% operator (was Re: count of bits set in a long)

[Paul Nulsen]

wittig at gmdzi.gmd.de (Georg Wittig) writes:
>tac at cs.brown.edu (Theodore A. Camus) writes:
>>However, 077 in octal is 63 in decimal, and I believe the following
>>					     ^^^^^^^^^
>>relationship is true : x % 63 = [(x % 64) + (x / 64)] % 63
>
>	Does there exist a proof for that equation? Can it be found in
>	literature? Is the following true?
>	
>		x % n = (x%(n+1) + floor(x/(n+1))) % n	      (n != 0;n != -1)
>	
>	Do there exist similar "surprising" equations?

The answers are: yes; yes; yes and I suppose yes (all qualified a little).

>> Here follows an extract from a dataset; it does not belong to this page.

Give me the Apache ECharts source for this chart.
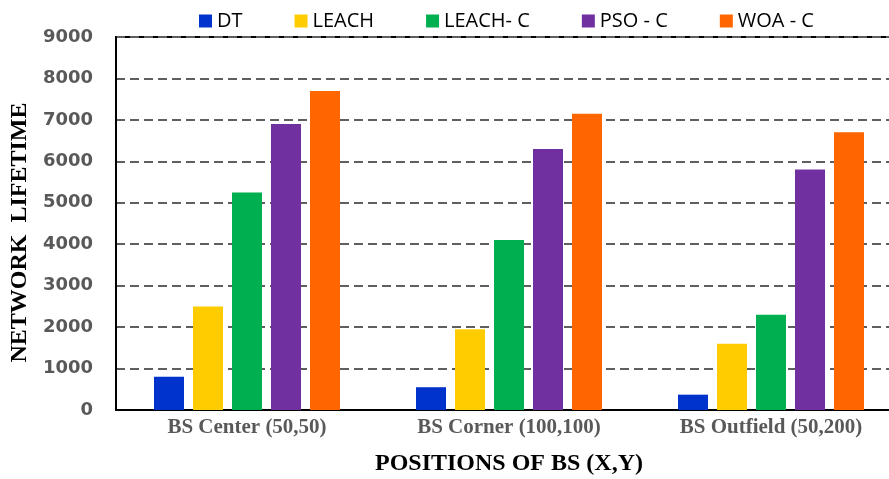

The proof follows from modular arithmetic. It is not difficult to show that
the normal arithmetic operations (addition, subtraction and multiplication)
are "preserved" under modular arithmetic, so that, for example, for integers
a, b and non-zero n:
    ((a modulo n) * (b modulo n) modulo n) = (a * b) modulo n

Now for any integer a
    a = (n + 1) * (a / (n + 1)) + a % (n + 1)
so, provided that,
    (n + 1) modulo n = 1,
we can just apply the modulo to both sides to get
    a modulo n = ((n + 1) * (a / (n + 1)) + a % (n + 1)) modulo n
      = (((n + 1) * (a / (n + 1))) modulo n + (a % (n + 1)) modulo n) modulo n
      = ((1 * (a / (n + 1))) modulo n + (a % (n + 1)) modulo n) modulo n
      = (a / (n + 1) + a % (n + 1)) modulo n
(note that the division is not done in modular arithmetic).
Usually,
    a modulo n = a % n,
so that this is the result.

I haven't tried to be too rigorous, but you can see where this result can
fail in practice.  Basically, you are safe if all the numbers are positive,
and all bets are off if n is negative (usually (n + 1) modulo n != 1 if n is
negative). Other cases will be machine dependent.

As to related surprising results, number theory is full of them. A direct
application of this result (n = 9) is the well known rule that the sum of
the digits of a number divisible by 9 is divisible nine.

Paul Nulsen
pejn at wolfen.cc.uow.edu.au